Gylfi Sigurðsson zapadł się pod ziemię. Śledztwo trwa, zaś Everton snuje plany na przyszłość

2021-11-16 14:42:03; Aktualizacja: 3 lata temu
Gylfi Sigurðsson zapadł się pod ziemię. Śledztwo trwa, zaś Everton snuje plany na przyszłość Fot. FotoPyK
Rafał Bajer
Rafał Bajer Źródło: Transfery.info | The Athletic | Iltalehti | Football Insider | The Times

Sprawa Gylfiego Sigurðssona zaszokowała kibiców Evertonu, zaś drużyna z dnia na dzień została pozbawiona swojej gwiazdy. Śledztwo trwa, ale wątpliwe, by Islandczyk zagrał jeszcze na Goodison Park.

Swój ostatni mecz 32-letni pomocnik rozegrał w maju tego roku, kiedy to wraz ze swoim Evertonem kończył rozgrywki Premier League przegrywając z Manchesterem City aż 0:5. Jeśli wtedy zawodnik liczył na to, że w kolejnej kampanii uda mu się zrewanżować za tę porażkę, wygląda na to, iż bardzo się mylił. Odkąd na jaw wyszła afera z jego udziałem, „The Toffees” nawet nie myślą o przywróceniu go do składu.

W lipcu Sigurðsson został oskarżony o wysyłanie wiadomości o treści seksualnej, których adresatką była nieletnia. Piłkarza aresztowano, choć jego żona zaprzeczała, jakoby miał być on winien jakichkolwiek czynów związanych z pedofilią. Aktualnie przebywa on na wolności po tym, jak wpłacono kaucję, lecz od tamtej pory w zasadzie zapadł się pod ziemię.

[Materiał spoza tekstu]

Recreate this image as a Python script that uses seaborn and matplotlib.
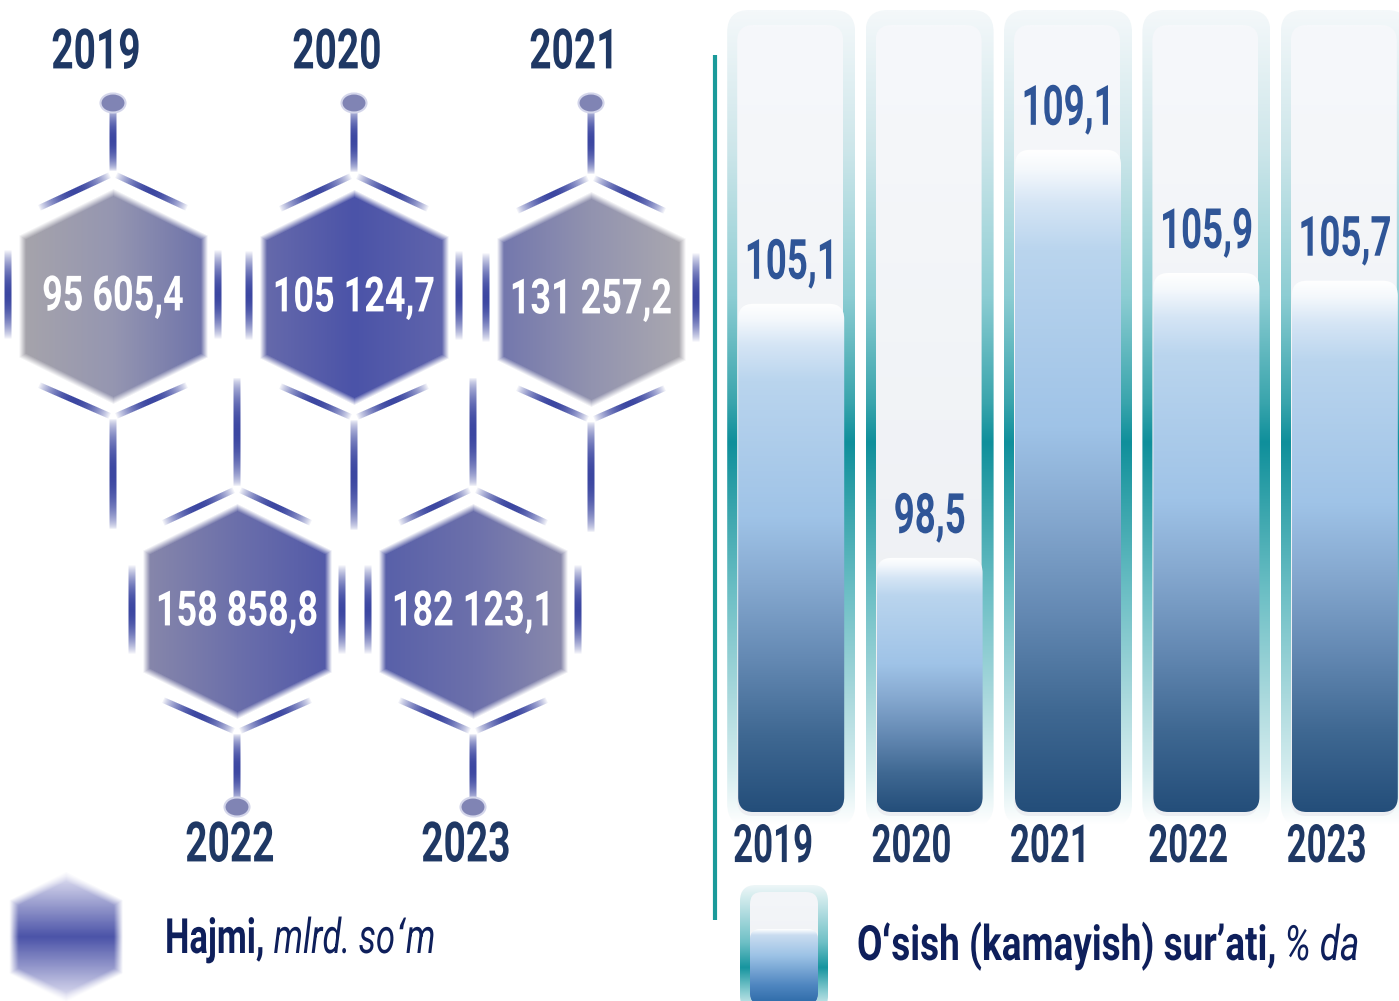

Najdroższy nabytek w historii Evertonu nie udziela żadnych wywiadów i nie pokazuje się publicznie, zaś klub odsunął go od składu, choć nie zdecydował się na zerwanie kontraktu. Na zawodniku co prawda ciążą poważne zarzuty, działacze postanowili jednak uszanować domniemanie niewinności.

Podjęte zostały za to próby sprzedaży zawodnika. Nikt jednak na to się nie skusił, również dlatego, że Islandczyk nie chciał rezygnować ze swoich wysokich zarobków.

Aktualnie wciąż prowadzone jest śledztwo w jego sprawie, a w styczniu okaże się, czy Sigurðsson ponownie trafi do aresztu. Niezależnie od wyniku dochodzenia w Evertonie już raczej nie zagra.

Everton co prawda odpuścił sobie spór prawny, mający na celu zerwanie umowy, nie osiągnięto porozumienia również w kwestii obustronnego rozwiązania współpracy. „The Toffees” niewiele jednak ryzykowali, zostawiając swoją byłą gwiazdę, ponieważ jej kontrakt obowiązuje do końca czerwca 2022 roku.

Jeśli piłkarz zostanie oczyszczony z zarzutów, wkrótce będzie mógł w miarę swobodnie szukać nowego pracodawcy, o ile znajdą się na niego chętni i oczywiście on sam zechce wrócić do profesjonalnego futbolu.

Jeszcze w październiku „The Athletic” informowało, że Gylfi Sigurðsson pozostanie w cieniu co najmniej do połowy stycznia. Do tego czasu będzie mógł rozpocząć swobodne rozmowy z innymi klubami.